11月にノルウェーで開かれた最終予選で1位となり、ミラノ・コルティナ・パラリンピックの出場を決めたパラアイスホッケー日…

 11月にノルウェーで開かれた最終予選で1位となり、ミラノ・コルティナ・パラリンピックの出場を決めたパラアイスホッケー日本チーム。銀メダルを獲得した2010年のバンクーバー大会以降、直近の3大会のうち2大会で出場を逃すなど「暗黒時代」を経て、再び輝きを取り戻しつつある。その裏には、若手の発掘や、選手の意識改革、チームを支えるベテランの姿があった。

 11月6日、ノルウェー・イエスハイムであった最終予選2戦目のスロバキア戦。日本チームは第1戦で韓国に逆転負けし、この試合も終了直前まで1―2と敗戦の危機に立たされていた。6チームのうち2チームしか出場権を得られない。ここで負けるとほぼ絶望的になる状況だった。

■残り1分からの逆転勝利

 ピンチを救ったのは、19歳と20歳の若手と、ベテラン勢の連係だった。

 残り1分5秒で、FW伊藤樹(いつき)(20)が同点ゴール。タイムが終わって、試合が再開する直前、ベテランFW三沢英司(52)は若手のFW鵜飼祥生(19)から声をかけられた。「英司さん、自分が(フェースオフで)パックをとったらダンプ(相手陣地のコーナー深くにパックを放り込むこと)するんで行ってください」

 普段、口数が少ない若手の言葉が頼もしかった。鵜飼がパックを放つと同時に、全力で敵陣に突っ込んだ。

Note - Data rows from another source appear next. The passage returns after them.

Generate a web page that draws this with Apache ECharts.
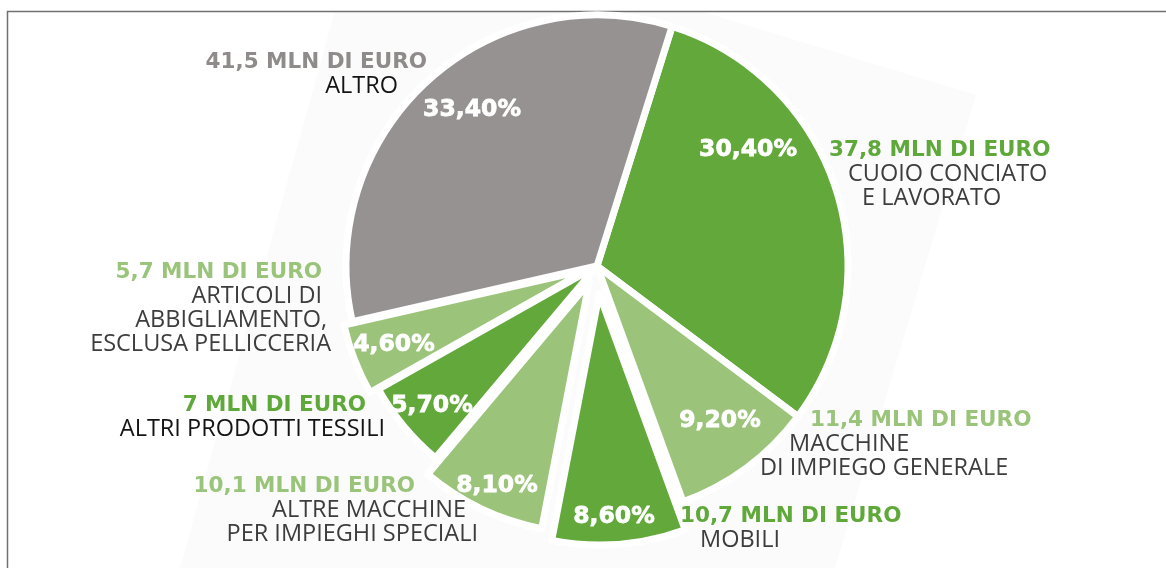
<!DOCTYPE html>
<html>
<head>
<meta charset="utf-8">
<script src="https://cdn.jsdelivr.net/npm/echarts@6/dist/echarts.min.js"></script>
<style>
  html, body { margin: 0; padding: 0; background: #ffffff; }
  #chart { width: 1166px; height: 568px; }
</style>
</head>
<body>
<div id="chart"></div>
<script>
// Export sectors, clockwise from the top-right slice
const sectors = [
  'CUOIO CONCIATO E LAVORATO',
  'MACCHINE DI IMPIEGO GENERALE',
  'MOBILI',
  'ALTRE MACCHINE PER IMPIEGHI SPECIALI',
  'ALTRI PRODOTTI TESSILI',
  'ARTICOLI DI ABBIGLIAMENTO, ESCLUSA PELLICCERIA',
  'ALTRO'
];
// Sector names as printed, one entry per text line
const nameLines = [
  ['CUOIO CONCIATO', 'E LAVORATO'],
  ['MACCHINE', 'DI IMPIEGO GENERALE'],
  ['MOBILI'],
  ['ALTRE MACCHINE', 'PER IMPIEGHI SPECIALI'],
  ['ALTRI PRODOTTI TESSILI'],
  ['ARTICOLI DI', 'ABBIGLIAMENTO,', 'ESCLUSA PELLICCERIA'],
  ['ALTRO']
];
// Value in millions of euro
const valuesMln = [37.8, 11.4, 10.7, 10.1, 7, 5.7, 41.5];
// Share of the total, in percent
const shares = [30.4, 9.2, 8.6, 8.1, 5.7, 4.6, 33.4];

// ---- styling ----
const GREEN = '#63a83a', LIGHT = '#9bc47a', GREY = '#979292';
const sliceColors = [GREEN, LIGHT, GREEN, LIGHT, GREEN, LIGHT, GREY];
const valueColors = ['#5fa83a', '#9ac47a', '#5fa83a', '#9ac47a', '#5fa83a', '#9ac47a', '#8f8b8a'];
const nameColors = ['#3d3d3d', '#3d3d3d', '#3d3d3d', '#3d3d3d', '#141414', '#3d3d3d', '#141414'];
// how far each slice is pulled out of the pie (px)
const pullOut = [0, 0, 28, 18, 0, 9, 0];

// percentage label centres
const pctPos = [[748, 150], [720, 421], [614, 517], [497, 486], [432, 406], [394, 345], [472, 110]];
// outer label blocks: anchor, alignment and per-line indent (value line first)
const blocks = [
  { x: 829, y: 138, align: 'left',  indent: [0, 19, 33] },
  { x: 760, y: 408, align: 'left',  indent: [50, 29, 0] },
  { x: 680, y: 504, align: 'left',  indent: [0, 20] },
  { x: 478, y: 474, align: 'right', indent: [63, 12, 0] },
  { x: 385, y: 393, align: 'right', indent: [19, 0] },
  { x: 331, y: 260, align: 'right', indent: [9, 9, 4, 0] },
  { x: 427, y: 50,  align: 'right', indent: [0, 29] }
];

const fmt = (v, d) => (d == null ? String(v) : v.toFixed(d)).replace('.', ',');
const CLEAR = 'rgba(0,0,0,0)';

// rich styles for the outer labels
const rich = {};
blocks.forEach((b, i) => {
  const pad = (n) => b.align === 'left' ? [0, 0, 0, n] : [0, n, 0, 0];
  rich['v' + i] = {
    fontFamily: 'DejaVu Sans', fontWeight: 'bold', fontSize: 21.5, lineHeight: 24,
    color: valueColors[i], align: b.align, padding: pad(b.indent[0])
  };
  nameLines[i].forEach((_, j) => {
    rich['n' + i + '_' + j] = {
      fontFamily: 'Open Sans', fontSize: 23.5, lineHeight: 24,
      color: nameColors[i], align: b.align, padding: pad(b.indent[j + 1])
    };
  });
});

const pieBase = {
  type: 'pie',
  center: [597, 266],
  radius: [0, 251],
  startAngle: 72.6,
  clockwise: true,
  avoidLabelOverlap: false,
  silent: true,
  animation: false,
  emphasis: { disabled: true },
  labelLine: { show: false }
};

// one pie layer per pull-out distance; slices of other layers stay transparent
const layers = Array.from(new Set(pullOut)).map((off) => Object.assign({}, pieBase, {
  name: 'fette-' + off,
  selectedMode: off > 0 ? 'multiple' : false,
  selectedOffset: off,
  itemStyle: { borderColor: '#ffffff', borderWidth: 7 },
  label: { show: false },
  data: shares.map((v, i) => pullOut[i] === off
    ? { value: v, name: sectors[i], selected: off > 0, itemStyle: { color: sliceColors[i] } }
    : { value: v, name: sectors[i], itemStyle: { color: CLEAR, borderWidth: 0 } })
}));

const pctLabels = Object.assign({}, pieBase, {
  name: 'quote',
  z: 4,
  itemStyle: { color: CLEAR, borderWidth: 0 },
  label: {
    show: true, position: 'inside',
    formatter: (p) => fmt(shares[p.dataIndex], 2) + '%',
    color: '#ffffff', fontFamily: 'DejaVu Sans', fontWeight: 'bold', fontSize: 23.5,
    textBorderColor: '#ffffff', textBorderWidth: 0.8
  },
  labelLayout: (p) => ({ x: pctPos[p.dataIndex][0], y: pctPos[p.dataIndex][1], align: 'center', verticalAlign: 'middle' }),
  data: shares.map((v, i) => ({ value: v, name: sectors[i] }))
});

const valueLabels = Object.assign({}, pieBase, {
  name: 'valori',
  z: 4,
  itemStyle: { color: CLEAR, borderWidth: 0 },
  label: {
    show: true, position: 'outside',
    formatter: (p) => {
      const i = p.dataIndex;
      const lines = ['{v' + i + '|' + fmt(valuesMln[i]) + ' MLN DI EURO}'];
      nameLines[i].forEach((t, j) => lines.push('{n' + i + '_' + j + '|' + t + '}'));
      return lines.join('\n');
    },
    rich: rich
  },
  labelLayout: (p) => {
    const b = blocks[p.dataIndex];
    return { x: b.x, y: b.y, align: b.align, verticalAlign: 'top' };
  },
  data: shares.map((v, i) => ({ value: v, name: sectors[i] }))
});

const chart = echarts.init(document.getElementById('chart'), null, { renderer: 'canvas' });
chart.setOption({
  backgroundColor: '#ffffff',
  animation: false,
  graphic: [
    { type: 'polygon', z: -10, silent: true,
      shape: { points: [[335, 11], [700, 11], [976, 95], [835, 568], [180, 568]] },
      style: { fill: '#fbfbfb' } },
    { type: 'rect', z: -5, silent: true,
      shape: { x: 7.5, y: 11.5, width: 1200, height: 600 },
      style: { fill: 'none', stroke: '#707070', lineWidth: 1.5 } }
  ],
  series: layers.concat([pctLabels, valueLabels])
});
</script>
</body>
</html>
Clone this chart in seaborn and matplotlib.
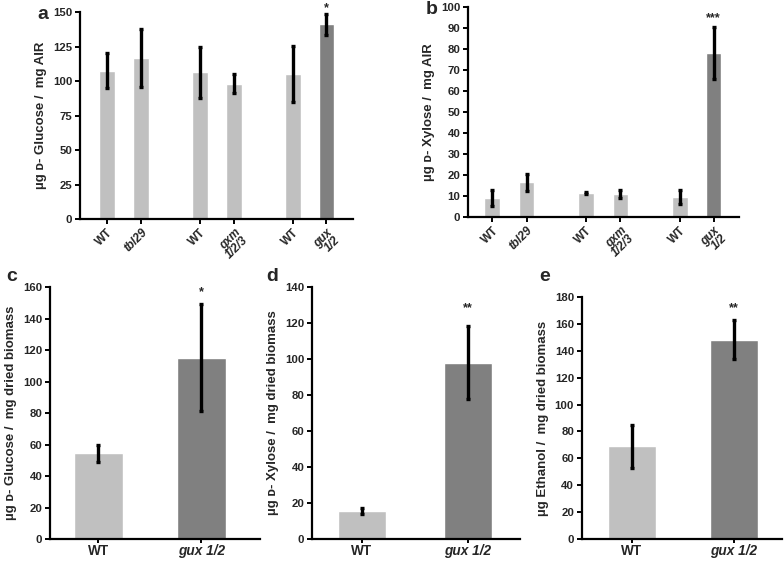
import numpy as np
import pandas as pd
import matplotlib
matplotlib.use("Agg")
import matplotlib.pyplot as plt
import seaborn as sns

# ---- data ----
top_labels = ["WT", "tbl29", "WT", "gxm\n1/2/3", "WT", "gux\n1/2"]
top_italic = [False, True, False, True, False, True]
top_shade = ["light", "light", "light", "light", "light", "dark"]
top_pos = [0, 1, 2.72, 3.72, 5.44, 6.42]

glucose_air = [107.5, 117, 106.5, 98, 105, 141]
glucose_air_err = [12.5, 21, 18.5, 7, 20.5, 7.5]

xylose_air = [9, 16.5, 11.5, 11, 9.5, 78]
xylose_air_err = [4, 4.2, 0.6, 2, 3.5, 12.3]

bottom_labels = ["WT", "gux 1/2"]
bottom_shade = ["light", "dark"]
bottom_pos = [0, 1]

glucose_bio = [54.5, 115]
glucose_bio_err = [5.5, 34]
xylose_bio = [15.5, 98]
xylose_bio_err = [1.5, 20.5]
ethanol_bio = [69, 148]
ethanol_bio_err = [16, 14.5]

palette = {"light": "#c0c0c0", "dark": "#808080"}

sns.set_style("ticks")
plt.rcParams["font.family"] = ["Liberation Sans", "DejaVu Sans"]
plt.rcParams["font.weight"] = "bold"

fig = plt.figure(figsize=(7.84, 5.61), dpi=100)


def panel(rect, pos, vals, errs, shades, labels, italic, ylim, yticks, ylabel,
          xlim, width, letter, letter_xy, star, star_y, rotate):
    ax = fig.add_axes(rect)
    df = pd.DataFrame({"pos": pos, "val": vals, "shade": shades})
    sns.barplot(data=df, x="pos", y="val", hue="shade", palette=palette,
                native_scale=True, dodge=False, errorbar=None, width=width,
                legend=False, ax=ax, saturation=1)
    ax.errorbar(pos, vals, yerr=errs, fmt="none", ecolor="black",
                elinewidth=2.4, capsize=1.5, capthick=2.4, zorder=3)
    ax.set_xlim(*xlim)
    ax.set_ylim(*ylim)
    ax.set_yticks(yticks)
    ax.set_yticklabels([str(t) for t in yticks], fontsize=8.2, fontweight="bold")
    ax.set_xticks(pos)
    if rotate:
        ax.set_xticklabels(labels, fontsize=8.5, fontweight="bold",
                           rotation=45, ha="right", rotation_mode="anchor",
                           linespacing=0.9)
    else:
        ax.set_xticklabels(labels, fontsize=9.8, fontweight="bold")
    for t, it in zip(ax.get_xticklabels(), italic):
        if it:
            t.set_fontstyle("italic")
    ax.set_xlabel("")
    ax.set_ylabel(ylabel, fontsize=9.5, fontweight="bold", labelpad=4)
    for s in ["top", "right"]:
        ax.spines[s].set_visible(False)
    for s in ["left", "bottom"]:
        ax.spines[s].set_linewidth(1.6)
        ax.spines[s].set_color("black")
    ax.tick_params(axis="both", direction="out", length=3.5, width=1.4,
                   color="black", pad=2)
    if not rotate:
        ax.tick_params(axis="x", length=3, pad=0.8)
    fig.text(letter_xy[0], letter_xy[1], letter, fontsize=14, fontweight="bold",
             ha="left", va="center")
    ax.text(pos[-1], star_y, star, ha="center", va="center", fontsize=9,
            fontweight="bold")
    return ax


panel([0.102, 0.6096, 0.348, 0.369], top_pos, glucose_air, glucose_air_err,
      top_shade, top_labels, top_italic, (0, 150), [0, 25, 50, 75, 100, 125, 150],
      "µg ᴅ- Glucose /  mg AIR", (-0.79, 7.19), 0.47, "a", (0.048, 0.975),
      "*", 153, True)

panel([0.597, 0.6132, 0.3457, 0.3743], top_pos, xylose_air, xylose_air_err,
      top_shade, top_labels, top_italic, (0, 100), list(range(0, 101, 10)),
      "µg ᴅ- Xylose /  mg AIR", (-0.7, 7.16), 0.46, "b", (0.543, 0.983),
      "***", 94.5, True)

panel([0.0638, 0.0392, 0.268, 0.449], bottom_pos, glucose_bio, glucose_bio_err,
      bottom_shade, bottom_labels, [False, True], (0, 160), list(range(0, 161, 20)),
      "µg ᴅ- Glucose /  mg dried biomass", (-0.466, 1.57), 0.476, "c", (0.008, 0.508),
      "*", 157, False)

panel([0.398, 0.0392, 0.265, 0.4493], bottom_pos, xylose_bio, xylose_bio_err,
      bottom_shade, bottom_labels, [False, True], (0, 140), list(range(0, 141, 20)),
      "µg ᴅ- Xylose /  mg dried biomass", (-0.47, 1.49), 0.45, "d", (0.340, 0.508),
      "**", 128, False)

panel([0.742, 0.0392, 0.255, 0.4315], bottom_pos, ethanol_bio, ethanol_bio_err,
      bottom_shade, bottom_labels, [False, True], (0, 180), list(range(0, 181, 20)),
      "µg Ethanol /  mg dried biomass", (-0.49, 1.47), 0.47, "e", (0.688, 0.508),
      "**", 172, False)

fig.savefig("out.png", dpi=100)
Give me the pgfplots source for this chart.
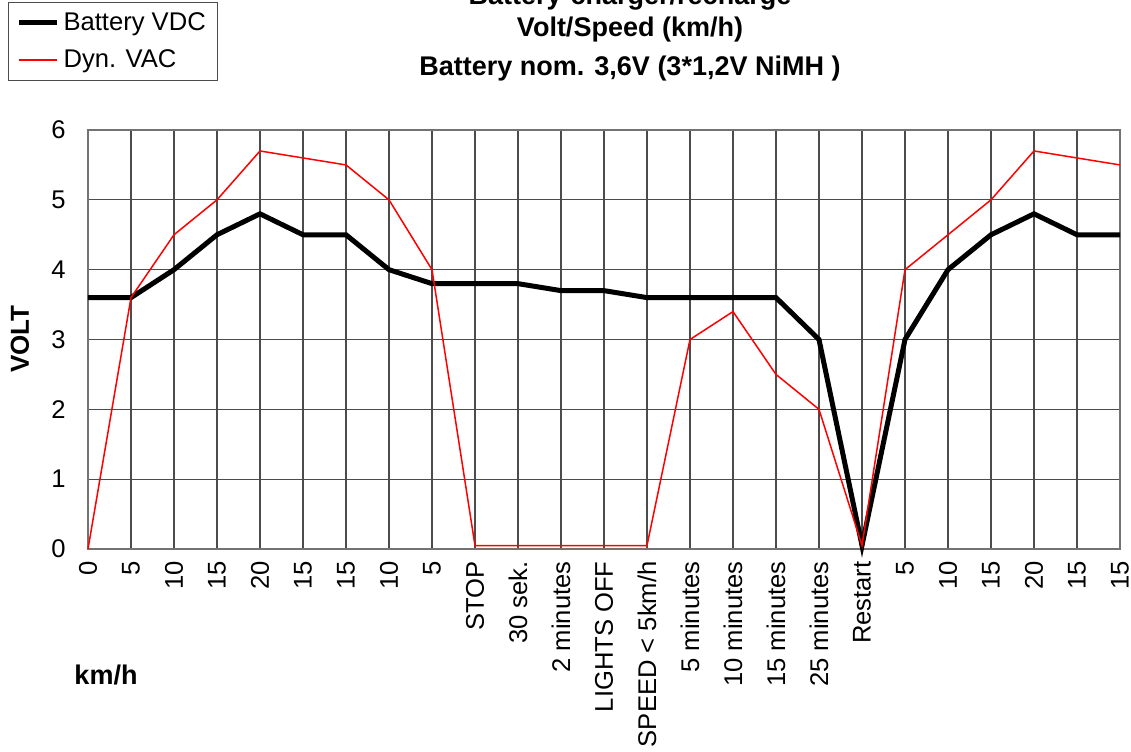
\documentclass[border=0pt]{standalone}
\usepackage{pgfplots}
\pgfplotsset{compat=1.18}
\usepackage{fontspec}
\setmainfont{Liberation Sans}
\begin{document}
\begin{tikzpicture}
\path[use as bounding box] (-44pt,-101pt) rectangle (521.5pt,274.5pt);
\begin{axis}[
  scale only axis,
  width=516pt, height=209.5pt,
  xmin=0, xmax=24, ymin=0, ymax=6,
  xtick={0,...,24},
  xticklabels={0,5,10,15,20,15,15,10,5,STOP,30 sek.,2 minutes,LIGHTS OFF,SPEED < 5km/h,5 minutes,10 minutes,15 minutes,25 minutes,Restart,5,10,15,20,15,15},
  ytick={0,1,...,6},
  /pgf/number format/assume math mode=true,
  tick label style={font=\fontsize{12.8}{14}\selectfont},
  xticklabel style={rotate=90, anchor=east, inner sep=0pt, xshift=0pt, yshift=0pt},
  xticklabel shift=6pt,
  yticklabel style={inner sep=0pt},
  yticklabel shift=11pt,
  major tick length=0pt,
  grid=major,
  major grid style={line width=0.6pt, color=black!70},
  axis line style={line width=0.6pt, color=black!55},
  clip=false,
  legend style={at={(rel axis cs:-0.0775,1.3055)}, anchor=north west,
    draw=black!70, line width=0.5pt, font=\fontsize{12.8}{15}\selectfont,
    row sep=4pt, inner xsep=4pt, inner ysep=3pt},
  legend cell align=left,
  legend image code/.code={\draw[#1] (0pt,0pt) -- (19pt,0pt);},
]
\addplot[black, line width=2.5pt] coordinates {
(0,3.6) (1,3.6) (2,4.0) (3,4.5) (4,4.8) (5,4.5) (6,4.5) (7,4.0) (8,3.8) (9,3.8)
(10,3.8) (11,3.7) (12,3.7) (13,3.6) (14,3.6) (15,3.6) (16,3.6) (17,3.0) (18,0.05)
(19,3.0) (20,4.0) (21,4.5) (22,4.8) (23,4.5) (24,4.5)};
\addlegendentry{Battery VDC}
\addplot[red, line width=0.75pt] coordinates {
(0,0) (1,3.6) (2,4.5) (3,5.0) (4,5.7) (5,5.6) (6,5.5) (7,5.0) (8,4.0) (9,0.05)
(10,0.05) (11,0.05) (12,0.05) (13,0.05) (14,3.0) (15,3.4) (16,2.5) (17,2.0) (18,0.05)
(19,4.0) (20,4.5) (21,5.0) (22,5.7) (23,5.6) (24,5.5)};
\addlegendentry{Dyn. VAC}
\end{axis}
\node[anchor=base, font=\bfseries\fontsize{13.5}{16}\selectfont] at (271pt,272pt) {Battery-charger/recharge};
\node[anchor=base, font=\bfseries\fontsize{13.5}{16}\selectfont] at (271pt,256pt) {Volt/Speed (km/h)};
\node[anchor=base, font=\bfseries\fontsize{13.5}{16}\selectfont] at (271pt,236.5pt) {Battery nom. 3,6V (3*1,2V NiMH )};
\node[font=\bfseries\fontsize{13}{15}\selectfont] at (-34pt,105pt) [rotate=90] {VOLT};
\node[font=\bfseries\fontsize{13.5}{16}\selectfont] at (9pt,-63pt) {km/h};
\end{tikzpicture}
\end{document}
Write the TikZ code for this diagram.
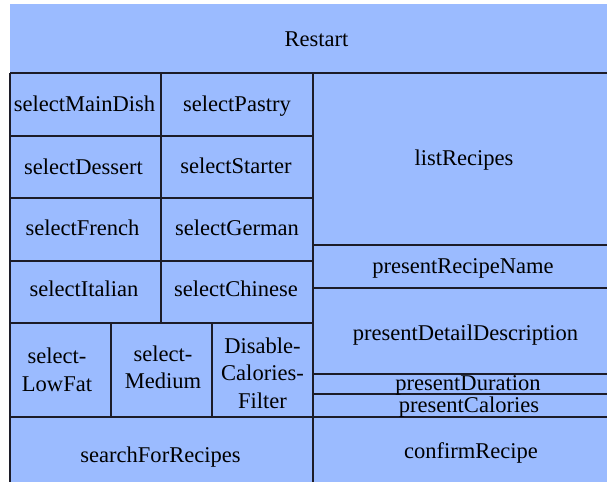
\documentclass[tikz,border=0pt]{standalone}
\usepackage{fontspec}
\setmainfont{Liberation Serif}
\usepackage{tikz}
\definecolor{cellblue}{HTML}{9BBBFF}
\definecolor{gridline}{HTML}{1C1C28}
\newcommand{\cellfont}{\fontsize{16.9}{20.6}\selectfont}
\tikzset{%
    grid/.style={draw=gridline, line width=0.9pt},
    lbl/.style={font=\cellfont, inner sep=0pt, anchor=base},
    lbls/.style={font=\cellfont, inner sep=0pt, align=center}
}

\begin{document}
\begin{tikzpicture}[x=0.75pt,y=-0.75pt]
        \useasboundingbox (0,0) rectangle (607,482);
        \clip (0,0) rectangle (607,482);
        \fill[color=cellblue] (10,4) rectangle (620,490);

        % frame lines
        \draw[grid] (10,73) -- (620,73);
        \draw[grid] (10,73) -- (10,490);
        \draw[grid] (161,73) -- (161,323);
        \draw[grid] (313,73) -- (313,490);
        \foreach \y in {136,198,261,323}
            \draw[grid] (10,\y) -- (313,\y);
        \draw[grid] (10,417) -- (620,417);
        \draw[grid] (111,323) -- (111,417);
        \draw[grid] (212,323) -- (212,417);
        \foreach \y in {245,288,374,394}
            \draw[grid] (313,\y) -- (620,\y);

        \node[lbl] (restart) at (316.5,46) {Restart};

        \node[lbl] (maindish) at (84.5,111) {selectMainDish};
        \node[lbl] (pastry) at (237,111) {selectPastry};
        \node[lbl] (dessert) at (83.5,174) {selectDessert};
        \node[lbl] (starter) at (236,173) {selectStarter};
        \node[lbl] (french) at (82.5,235) {selectFrench};
        \node[lbl] (german) at (237,235) {selectGerman};
        \node[lbl] (italian) at (84,296) {selectItalian};
        \node[lbl] (chinese) at (236,296) {selectChinese};

        \node[lbls] (lowfat) at (57,370) {select-\\LowFat};
        \node[lbls] (medium) at (163,367.5) {select-\\Medium};
        \node[lbls] (nofilter) at (262.5,373) {Disable-\\Calories-\\Filter};
        \node[lbl] (search) at (160.5,462) {searchForRecipes};

        \node[lbl] (list) at (464,165) {listRecipes};
        \node[lbl] (name) at (463,273) {presentRecipeName};
        \node[lbl] (detail) at (465.5,340) {presentDetailDescription};
        \node[lbl] (duration) at (468,390) {presentDuration};
        \node[lbl] (calories) at (469,412) {presentCalories};
        \node[lbl] (confirm) at (471,458) {confirmRecipe};
    \end{tikzpicture}
\end{document}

 三沢と伊藤が相手にプレッシャーをかけ、パックを奪った伊藤がゴール前にパス。相手キーパーがはじいたところを主将の熊谷昌治(50)が右サイドへ回り込み決勝ゴールを決めた。残り1分から逆転勝利した日本は、4チームが3勝1敗で並んだ最終戦でノルウェーに8―2で勝ち、パラリンピック出場を決めた。

■チームを支えてきたベテラン

 これまで日本チームはベテラン勢がずっと支えてきた。

 三沢の競技歴は約30年。98年の長野大会に出場。製紙会社に勤めながら競技を続けてきた。最終予選に出場した吉川守(55)、須藤悟(55)らとともに今も現役だ。ここ十数年は成績低迷が続き、競った試合でも「また負けてしまうのでは」というネガティブな感情が湧き、終盤に逆転されることも多かった。それを打ち破ったのが、10代、20代の若手選手だった。

■技術を学んだ若手選手が合流

 エースに成長した伊藤は、幼稚園のころから健常者のアイスホッケーをやっていた。9歳の時に交通事故で脊髄(せきずい)を損傷。翌年からパラアイスホッケーを始めた。地元大阪のチームで経験を積み、中学1年生から日本代表合宿に参加するようになった。